As a writer–and probably because of my excessive introspection and/or empathy–I've rarely struggled with knowing my characters or intuiting their motives. They're essentially people I know and respect from all walks of life. My need is to know how to effectively show readers who they are... an issue of learning the craft, which I constantly pursue.
In any event, the exercises you suggest and advice offered is wonderfully on-point and worthwhile. Thank you!
Thank you for your thoughtful response, Jerold. Pursuing knowledge of the craft of writing is a lifelong and worthy goal. Best of luck!
I love everything you have to say here. I think all my main characters have a bit of me in them, the good, the bad, and the trauma of some childhood pains. I don't think I have ever planned to add those things, but as I wrote they came out in the world building, and made for a more rounded, believable character.
I also give you 10/10 stars for the Tony Stark reference!!
Thanks, Jenn. Sounds like your world building includes a bit of self-awareness that is so internalized you don't have to "plan" for it. Yes, using bits and pieces of one's emotional background does make for more rounded and believable characters. If anyone doubts that, you should read some of Jenn's books!
Oh, and I'll take that 10/10 with a great big smile.
A whole course in a single post!
As long as you avoid being a Mary Sue in fiction!

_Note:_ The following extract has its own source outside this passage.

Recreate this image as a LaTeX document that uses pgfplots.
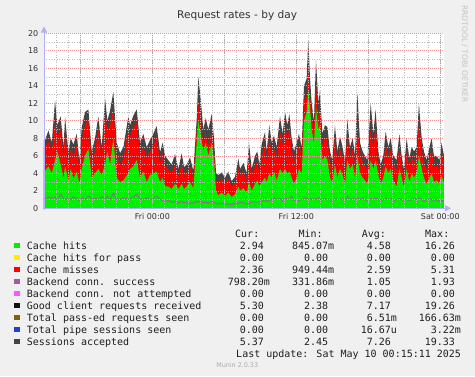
\documentclass[border=0pt]{standalone}
\usepackage{fontspec}
\setmainfont{DejaVu Sans}
\newfontfamily\monofont{DejaVu Sans Mono}
\usepackage{pgfplots}
\usepackage{pgfplotstable}
\pgfplotsset{compat=1.18}
\usetikzlibrary{arrows.meta}
\definecolor{bg}{HTML}{F0F0F0}
\definecolor{cgreen}{HTML}{00F000}
\definecolor{cyellow}{HTML}{FFEE00}
\definecolor{cred}{HTML}{FF0000}
\definecolor{cpurple}{HTML}{9E5FA0}
\definecolor{cpline}{HTML}{8E6A94}
\definecolor{cmagenta}{HTML}{FF55FF}
\definecolor{cblack}{HTML}{111111}
\definecolor{cbrown}{HTML}{7F5F10}
\definecolor{cblue}{HTML}{1F3FE0}
\definecolor{cdgray}{HTML}{444444}
\definecolor{majgrid}{HTML}{F09090}
\definecolor{mingrid}{HTML}{BBBBBB}
\definecolor{axisc}{HTML}{B0B0F4}
\definecolor{labelc}{HTML}{333333}
\definecolor{textc}{HTML}{1E1E1E}

% x (hours from Fri 00:00), G = cache hits, R = hits+misses, K = sessions envelope, P = backend conn. success
\pgfplotstableread{
x G R K P
-9.03 4.3 7.0 7.8 1.2
-8.94 4.3 7.0 7.8 1.0
-8.66 4.8 7.6 8.9 1.3
-8.38 4.0 6.4 7.5 1.1
-8.11 5.5 9.8 12.3 1.3
-7.92 6.5 8.3 9.5 1.0
-7.64 5.0 9.0 10.5 1.6
-7.41 3.5 5.8 7.0 1.1
-7.27 4.8 8.8 10.4 1.0
-7.00 3.2 5.2 6.5 1.2
-6.80 4.5 6.8 8.0 1.0
-6.58 3.4 6.0 7.3 1.3
-6.30 4.2 7.2 8.5 1.1
-6.08 2.8 4.5 5.5 0.9
-5.89 4.5 7.8 9.2 1.2
-5.61 6.0 9.5 11.0 1.0
-5.33 6.8 10.0 11.3 1.4
-5.05 3.5 5.3 6.5 1.1
-4.78 4.0 6.5 8.0 1.2
-4.50 4.5 9.0 10.5 1.0
-4.22 3.8 5.8 7.0 1.3
-3.94 5.0 10.8 12.6 1.1
-3.75 6.5 8.8 10.0 1.4
-3.52 5.0 9.5 11.2 1.0
-3.25 8.0 11.5 13.3 1.7
-2.97 3.5 6.0 7.5 1.1
-2.69 3.0 5.0 6.3 1.0
-2.41 3.2 5.7 7.0 1.2
-2.00 4.0 9.0 10.5 1.0
-1.86 4.5 8.2 9.5 1.1
-1.58 4.8 9.2 10.6 1.3
-1.30 5.5 9.8 11.3 1.6
-1.03 3.5 6.3 7.5 1.1
-0.75 4.2 7.0 8.5 1.0
-0.47 3.0 5.8 7.0 1.2
-0.19 3.8 6.5 7.8 1.0
0.08 4.0 7.2 8.5 1.1
0.36 4.2 8.0 9.4 1.4
0.64 3.0 5.2 6.4 1.0
0.86 3.5 6.3 7.5 0.9
1.06 2.5 4.8 6.0 0.8
1.33 2.5 4.5 5.5 0.9
1.61 2.2 4.0 5.0 0.7
1.89 2.8 5.0 6.2 0.8
2.17 2.2 3.6 4.5 0.6
2.45 2.8 5.0 6.3 0.8
2.64 2.2 3.8 4.7 0.6
2.86 2.5 4.1 5.0 0.7
3.14 3.0 4.8 5.8 0.6
3.42 2.3 3.5 4.3 0.6
3.70 7.5 8.8 10.2 0.8
3.83 10.0 12.0 15.0 0.7
4.03 8.5 10.0 12.5 0.8
4.25 6.5 7.5 9.0 0.6
4.45 7.5 8.5 10.3 0.7
4.67 6.0 7.2 9.0 0.6
4.95 7.5 8.8 10.8 0.8
5.14 5.5 6.5 8.0 0.7
5.31 2.0 3.2 4.0 0.5
5.50 1.5 3.0 3.8 0.5
5.78 1.8 3.3 4.1 0.6
6.06 1.4 2.8 3.5 0.5
6.33 1.8 3.4 4.2 0.5
6.61 1.3 2.5 3.1 0.4
6.89 1.6 2.9 3.6 0.6
7.17 2.5 4.6 5.7 0.6
7.31 2.0 3.7 4.5 0.7
7.59 2.3 4.2 5.2 0.6
7.86 1.8 3.2 4.0 0.5
8.06 3.0 6.2 7.5 0.6
8.28 2.0 3.6 4.5 0.7
8.56 2.8 4.9 6.0 0.8
8.75 3.2 5.4 6.5 0.7
8.92 2.5 4.0 5.0 0.8
9.11 3.0 6.0 7.3 0.8
9.39 3.5 7.2 8.7 1.0
9.53 3.0 5.3 6.5 0.8
9.75 4.0 8.0 9.5 0.9
9.95 3.5 6.2 7.5 1.0
10.14 4.2 7.0 8.3 1.2
10.36 3.2 5.8 7.0 1.0
10.64 4.5 8.8 10.5 1.1
10.86 4.0 7.2 8.5 0.9
11.06 4.5 9.5 11.0 1.2
11.25 4.0 8.0 9.5 1.0
11.42 4.2 9.2 10.8 1.1
11.61 3.5 6.8 8.0 1.4
11.81 2.8 5.3 6.5 0.9
12.03 3.5 6.2 7.5 1.0
12.22 4.5 7.2 8.5 0.9
12.45 4.0 6.0 7.0 1.0
12.64 10.0 12.3 14.0 1.1
12.86 11.0 13.0 14.8 1.2
13.00 13.5 15.5 19.3 1.0
13.14 11.5 13.0 15.0 1.1
13.28 9.0 10.5 12.0 1.0
13.47 7.5 8.8 10.0 1.1
13.64 11.5 14.0 17.0 1.0
13.84 9.0 10.5 12.0 1.2
13.97 9.5 11.5 13.5 0.9
14.17 5.5 7.2 8.5 1.0
14.39 6.0 8.0 9.5 1.1
14.59 5.5 7.8 9.3 1.0
14.81 3.5 5.3 6.5 1.0
15.00 3.0 4.5 5.5 0.9
15.22 5.0 8.0 9.5 1.1
15.42 3.5 5.3 6.5 1.0
15.64 4.5 6.8 8.2 1.0
15.86 3.8 5.8 7.0 1.1
16.06 2.8 4.3 5.3 0.9
16.25 5.5 8.5 10.2 1.3
16.47 4.5 5.8 7.0 1.0
16.70 5.0 6.7 8.0 1.1
16.89 3.5 4.9 6.0 1.0
17.09 6.0 9.0 13.2 1.2
17.31 4.0 6.2 7.5 1.0
17.53 3.5 5.3 6.5 1.1
17.72 3.2 4.8 6.0 1.0
17.92 2.8 4.4 5.5 0.9
18.20 5.5 9.0 12.0 1.1
18.42 4.5 7.0 8.5 1.0
18.61 5.5 9.5 11.3 1.2
18.84 3.8 5.3 6.5 1.0
19.03 2.8 4.0 5.0 0.9
19.25 3.5 4.9 6.0 1.0
19.45 4.8 7.3 8.8 1.1
19.67 4.0 5.8 7.0 1.0
19.86 4.5 6.7 8.0 1.1
20.09 3.2 4.9 6.0 0.9
20.36 2.5 4.4 5.5 1.0
20.59 4.5 7.0 8.5 1.1
20.78 3.5 4.9 6.0 1.0
20.97 2.5 3.6 4.5 0.9
21.20 4.5 6.5 8.0 1.0
21.42 3.0 4.6 5.7 0.9
21.61 4.0 5.8 7.0 1.0
21.81 3.5 5.3 6.5 1.1
22.03 4.0 5.8 7.0 1.0
22.22 6.0 9.8 12.0 1.2
22.45 4.5 6.7 8.0 1.0
22.64 3.5 5.3 6.5 0.9
22.86 2.8 4.4 5.5 1.0
23.09 3.5 5.8 7.0 1.1
23.28 4.0 6.7 8.0 1.0
23.47 3.0 4.9 6.0 0.9
23.70 3.2 4.9 6.0 1.0
23.92 2.8 4.4 5.5 0.8
24.11 3.8 6.3 7.5 0.9
24.31 2.9 5.3 6.0 0.8
}\ratedata

\newcommand\lrow[7]{%
  \fill[#2] (14,#1+1) rectangle (19.7,#1+6.6);
  \node[anchor=base west] at (26.7,#1) {#3};
  \node[anchor=base east] at (270.2,#1) {#4};
  \node[anchor=base east] at (334.4,#1) {#5};
  \node[anchor=base east] at (397.2,#1) {#6};
  \node[anchor=base east] at (461.2,#1) {#7};
}
\newcommand\sfx{\phantom{m}}

\begin{document}
\begin{tikzpicture}[x=1pt,y=1pt]
\fill[bg] (0,0) rectangle (475,376);
\begin{axis}[
  at={(44pt,167.7pt)}, anchor=south west,
  scale only axis, width=400pt, height=175pt,
  xmin=-9.03, xmax=24.31, ymin=0, ymax=20,
  axis background/.style={fill=white},
  axis line style={draw=none},
  tick style={draw=none},
  xtick={-6,0,6,12,18,24},
  xticklabels={,Fri 00:00,,Fri 12:00,,Sat 00:00},
  minor xtick={-9,-8,...,24},
  ytick={0,2,...,20},
  minor ytick={1,3,...,19},
  grid=both,
  major grid style={draw=majgrid, line width=0.6pt, dash pattern=on 1pt off 1pt},
  minor grid style={draw=mingrid, line width=0.6pt, dash pattern=on 1pt off 1.5pt},
  axis on top,
  /pgf/number format/assume math mode=true,
  ticklabel style={font=\fontsize{8}{9}\selectfont, text=labelc, inner sep=0pt},
  yticklabel style={anchor=east, xshift=-5.5pt},
  xticklabel style={anchor=north, yshift=-5pt},
  clip=true,
]
\addplot[fill=cdgray, draw=none] table[x=x, y=K] {\ratedata} \closedcycle;
\addplot[fill=cred, draw=none] table[x=x, y=R] {\ratedata} \closedcycle;
\addplot[fill=cgreen, draw=none] table[x=x, y=G] {\ratedata} \closedcycle;
\addplot[draw=cpline, line width=1pt] table[x=x, y=P] {\ratedata};
\end{axis}
% axis lines with arrows
\draw[axisc, line width=0.9pt, -{Triangle[length=6pt,width=6pt]}] (42.5,167.7) -- (451,167.7);
\draw[axisc, line width=0.9pt, -{Triangle[length=6pt,width=6pt]}] (44,166.5) -- (44,349.5);
% title
\node[anchor=base, inner sep=0pt, font=\fontsize{10.6}{12}\selectfont, text=labelc] at (237.2,357.7) {Request rates - by day};
% vertical credit
\node[rotate=-90, anchor=west, inner sep=0pt, font=\fontsize{7.6}{8}\selectfont, text={rgb,255:red,196;green,196;blue,196}] at (464.7,371) {RRDTOOL / TOBI OETIKER};
% legend
\begin{scope}[every node/.style={inner sep=0pt, font=\monofont\fontsize{10}{12}\selectfont, text=textc}]
\node[anchor=base west] at (235,138.7) {Cur:};
\node[anchor=base west] at (298.3,138.7) {Min:};
\node[anchor=base west] at (361.7,138.7) {Avg:};
\node[anchor=base west] at (425,138.7) {Max:};
\lrow{126.7}{cgreen}{Cache hits}{2.94\sfx}{845.07m}{4.58\sfx}{16.26\sfx}
\lrow{114.7}{cyellow}{Cache hits for pass}{0.00\sfx}{0.00\sfx}{0.00\sfx}{0.00\sfx}
\lrow{102.7}{cred}{Cache misses}{2.36\sfx}{949.44m}{2.59\sfx}{5.31\sfx}
\lrow{90.7}{cpurple}{Backend conn. success}{798.20m}{331.86m}{1.05\sfx}{1.93\sfx}
\lrow{78.7}{cmagenta}{Backend conn. not attempted}{0.00\sfx}{0.00\sfx}{0.00\sfx}{0.00\sfx}
\lrow{66.7}{cblack}{Good client requests received}{5.30\sfx}{2.38\sfx}{7.17\sfx}{19.26\sfx}
\lrow{54.7}{cbrown}{Total pass-ed requests seen}{0.00\sfx}{0.00\sfx}{6.51m}{166.63m}
\lrow{42.7}{cblue}{Total pipe sessions seen}{0.00\sfx}{0.00\sfx}{16.67u}{3.22m}
\lrow{30.7}{cdgray}{Sessions accepted}{5.37\sfx}{2.45\sfx}{7.26\sfx}{19.33\sfx}
\node[anchor=base east] at (461.2,18.7) {Last update: Sat May 10 00:15:11 2025};
\end{scope}
\node[anchor=base, inner sep=0pt, font=\fontsize{6.4}{7}\selectfont, text={rgb,255:red,170;green,170;blue,170}] at (237.2,8.7) {Munin 2.0.33};
\end{tikzpicture}
\end{document}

You have to be a lot more self-aware and careful than letting your autobiographical bits SHOW.
Let me say I've seen that, and mercifully leave it behind. SO embarrassing.

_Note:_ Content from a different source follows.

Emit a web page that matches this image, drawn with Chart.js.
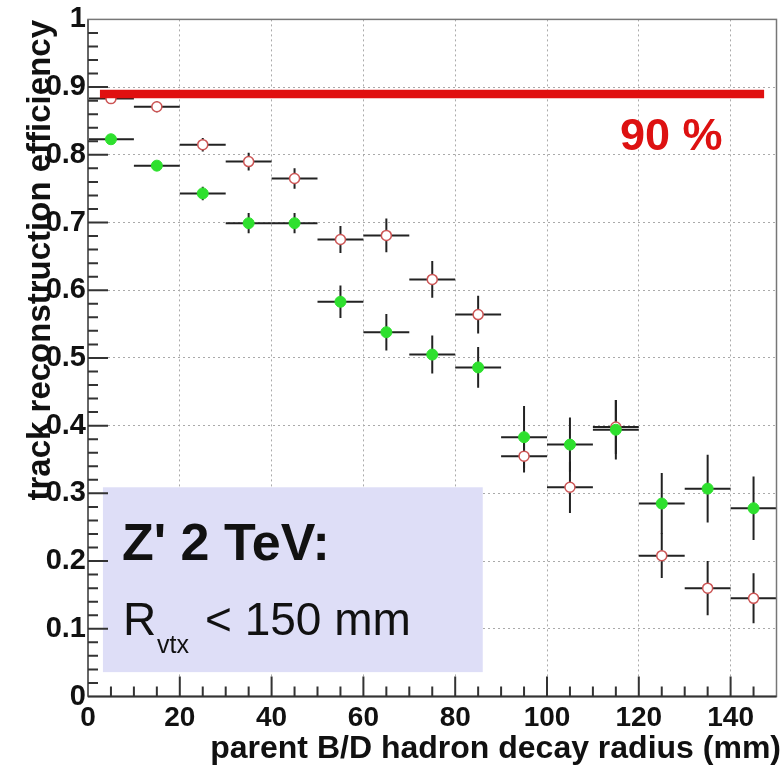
<!DOCTYPE html>
<html>
<head>
<meta charset="utf-8">
<script src="https://cdn.jsdelivr.net/npm/chart.js@4/dist/chart.umd.min.js"></script>
<style>
body { margin: 0; background: #fff; }
canvas { display: block; }
</style>
</head>
<body>
<canvas id="eff-graph" width="783" height="766"></canvas>
<script>
// bin centres (mm) and half widths
var radius = [5, 15, 25, 35, 45, 55, 65, 75, 85, 95, 105, 115, 125, 135, 145];
var halfWidth = [5, 5, 5, 5, 5, 5, 5, 5, 5, 5, 5, 5, 5, 5, 5];

// full green markers
var effFull = [0.823, 0.784, 0.743, 0.699, 0.699, 0.583, 0.538, 0.505, 0.486, 0.383, 0.372, 0.394, 0.285, 0.307, 0.278];
var errFull = [0.005, 0.006, 0.010, 0.015, 0.015, 0.024, 0.027, 0.028, 0.030, 0.046, 0.040, 0.044, 0.045, 0.050, 0.047];

// open red markers
var effOpen = [0.883, 0.871, 0.815, 0.790, 0.765, 0.675, 0.681, 0.616, 0.564, 0.355, 0.309, 0.398, 0.208, 0.160, 0.145];
var errOpen = [0.004, 0.008, 0.010, 0.013, 0.015, 0.020, 0.025, 0.027, 0.028, 0.024, 0.038, 0.040, 0.033, 0.040, 0.037];

// the 90 % reference line
var refLineX = [2.6, 147.3];
var refLineY = [0.89, 0.89];

var xTickLabels = ['0', '20', '40', '60', '80', '100', '120', '140'];
var yTickLabels = ['0', '0.1', '0.2', '0.3', '0.4', '0.5', '0.6', '0.7', '0.8', '0.9', '1'];

var FONT = '"Liberation Sans", Arial, Helvetica, sans-serif';

function toPoints(xs, ys)
{
	var pts = [];
	for (var i = 0; i < xs.length; i++) {
		pts.push({x: xs[i], y: ys[i]});
	}
	return pts;
}

var rootStyle = {
	id: 'rootStyle',
	beforeDatasetsDraw: function(chart) {
		var ctx = chart.ctx;
		var xs = chart.scales.x;
		var ys = chart.scales.y;

		// info box
		var bx0 = xs.getPixelForValue(3.25), bx1 = xs.getPixelForValue(86);
		var by0 = ys.getPixelForValue(0.309), by1 = ys.getPixelForValue(0.036);
		ctx.save();
		ctx.fillStyle = '#dedef7';
		ctx.fillRect(bx0, by0, bx1 - bx0, by1 - by0);
		ctx.restore();

		// error bars
		var area = chart.chartArea;
		ctx.save();
		ctx.beginPath();
		ctx.rect(area.left, area.top, area.right - area.left, area.bottom - area.top);
		ctx.clip();
		ctx.strokeStyle = '#222';
		ctx.lineWidth = 2;
		function bar(x, y, ex, ey) {
			var px = xs.getPixelForValue(x), py = ys.getPixelForValue(y);
			ctx.beginPath();
			ctx.moveTo(xs.getPixelForValue(x - ex), py);
			ctx.lineTo(xs.getPixelForValue(x + ex), py);
			ctx.moveTo(px, ys.getPixelForValue(y - ey));
			ctx.lineTo(px, ys.getPixelForValue(y + ey));
			ctx.stroke();
		}
		for (var i = 0; i < radius.length; i++) {
			bar(radius[i], effOpen[i], halfWidth[i], errOpen[i]);
			bar(radius[i], effFull[i], halfWidth[i], errFull[i]);
		}
		ctx.restore();
	},
	afterDraw: function(chart) {
		var ctx = chart.ctx;
		var xs = chart.scales.x;
		var ys = chart.scales.y;
		var a = chart.chartArea;
		var v;

		ctx.save();
		// frame
		ctx.strokeStyle = '#777';
		ctx.lineWidth = 1.5;
		ctx.strokeRect(a.left, a.top, a.right - a.left, a.bottom - a.top);
		ctx.strokeStyle = '#666';
		ctx.lineWidth = 2;
		ctx.beginPath();
		ctx.moveTo(a.left, a.top);
		ctx.lineTo(a.left, a.bottom);
		ctx.stroke();
		ctx.strokeStyle = '#333';
		ctx.beginPath();
		ctx.moveTo(a.left, a.bottom);
		ctx.lineTo(a.right, a.bottom);
		ctx.stroke();

		// inward ticks
		ctx.lineWidth = 2;
		ctx.strokeStyle = '#333';
		ctx.beginPath();
		for (v = 5; v < 150; v += 5) {
			var px = xs.getPixelForValue(v);
			var len = (v % 20 === 0) ? 20 : 10;
			ctx.moveTo(px, a.bottom);
			ctx.lineTo(px, a.bottom - len);
		}
		for (var k = 1; k < 50; k++) {
			var py = ys.getPixelForValue(k * 0.02);
			var ylen = (k % 5 === 0) ? 20 : 10;
			ctx.moveTo(a.left, py);
			ctx.lineTo(a.left + ylen, py);
		}
		ctx.stroke();

		// axis titles
		ctx.fillStyle = '#111';
		ctx.font = 'bold 32px ' + FONT;
		ctx.textAlign = 'right';
		ctx.textBaseline = 'alphabetic';
		ctx.fillText('parent B/D hadron decay radius (mm)', 781, 758);

		ctx.save();
		ctx.translate(50, 20);
		ctx.rotate(-Math.PI / 2);
		ctx.textAlign = 'right';
		ctx.font = 'bold 33px ' + FONT;
		ctx.fillText('track reconstruction efficiency', 0, 0);
		ctx.restore();

		// 90 % label
		ctx.fillStyle = '#dd1111';
		ctx.font = 'bold 45px ' + FONT;
		ctx.textAlign = 'left';
		ctx.fillText('90 %', 620, 150);

		// box text
		ctx.fillStyle = '#111';
		ctx.font = 'bold 52px ' + FONT;
		ctx.fillText("Z' 2 TeV:", 122, 560);
		ctx.font = '46px ' + FONT;
		ctx.fillText('R', 123, 635);
		ctx.fillText('< 150 mm', 205, 635);
		ctx.font = '25px ' + FONT;
		ctx.fillText('vtx', 157, 653);
		ctx.restore();
	}
};

var ctx = document.getElementById('eff-graph').getContext('2d');

var effChart = new Chart(ctx, {
	type: 'scatter',
	data: {
		datasets: [{
			type: 'line',
			data: toPoints(refLineX, refLineY),
			borderColor: '#e01010',
			borderWidth: 8.5,
			borderCapStyle: 'butt',
			pointRadius: 0,
			fill: false
		}, {
			data: toPoints(radius, effFull),
			backgroundColor: '#2ee02e',
			borderColor: '#2ee02e',
			borderWidth: 1,
			pointRadius: 5.5
		}, {
			data: toPoints(radius, effOpen),
			backgroundColor: '#ffffff',
			borderColor: '#cc5555',
			borderWidth: 1.5,
			pointRadius: 5
		}]
	},
	options: {
		responsive: false,
		devicePixelRatio: 1,
		animation: false,
		layout: { padding: { left: 0, right: 2, top: 19, bottom: 0 } },
		plugins: {
			legend: { display: false },
			tooltip: { enabled: false }
		},
		scales: {
			x: {
				type: 'linear',
				min: 0,
				max: 150,
				afterFit: function(scale) { scale.height = 69.5; },
				grid: { color: '#aaa', lineWidth: 1, drawTicks: false },
				border: { display: false, dash: [2, 3] },
				ticks: {
					stepSize: 20,
					includeBounds: false,
					autoSkip: false,
					maxRotation: 0,
					padding: 5,
					color: '#111',
					font: { family: FONT, size: 28, weight: 'bold' },
					callback: function(value, index) { return xTickLabels[index]; }
				}
			},
			y: {
				type: 'linear',
				min: 0,
				max: 1,
				afterFit: function(scale) { scale.width = 88; },
				grid: { color: '#aaa', lineWidth: 1, drawTicks: false },
				border: { display: false, dash: [2, 3] },
				ticks: {
					stepSize: 0.1,
					autoSkip: false,
					padding: 2,
					color: '#111',
					font: { family: FONT, size: 29, weight: 'bold' },
					callback: function(value, index) { return yTickLabels[index]; }
				}
			}
		}
	},
	plugins: [rootStyle]
});
</script>
</body>
</html>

I lead a tiny life bound by disability and chronic illness, after being a fully-functioning human. It is frustrating.
But I've learned to take a day's tiny emotion, start up a new file in my Scrivener project, store the details - so I have new material - and then use it when I need it.
The real and the fictional don't have to be the same size.
Thank you. But I have to call out your comment, "The real and the fictional don't have to be the same size." Great line, Alicia.
Goodness, this is a keeper! Packed with great suggestions.
The emotional vs factual truth really resonates with me.
Great post, Lynette!
Thanks, Ellen. I’m glad something resonated for you.
Lynette - this is a master class! Wow. I can't wait to try all of these exercises. Thank you!
Thank you, Lisa. I’m happy you think it’ll be helpful for you.
What a cool exercise.
Thank you, Denise.
I have read this post several times,now, and it has so much packed into it. I can see the value of following the steps and doing the exercises and the reflecting. It would greatly enrich my writing and the reader's experience of reading my stories. I just have real problems trying to describe what emotions actually physically feel like. I can recall plenty of occasions that evoked emotions - from decades ago or just this afternoon - but not how to "Write one sentence about how it felt in your body." Nevertheless, I will be keeping this post handy, because there is so much to learn here, and thank you, Lynette, for so freely sharing your insights.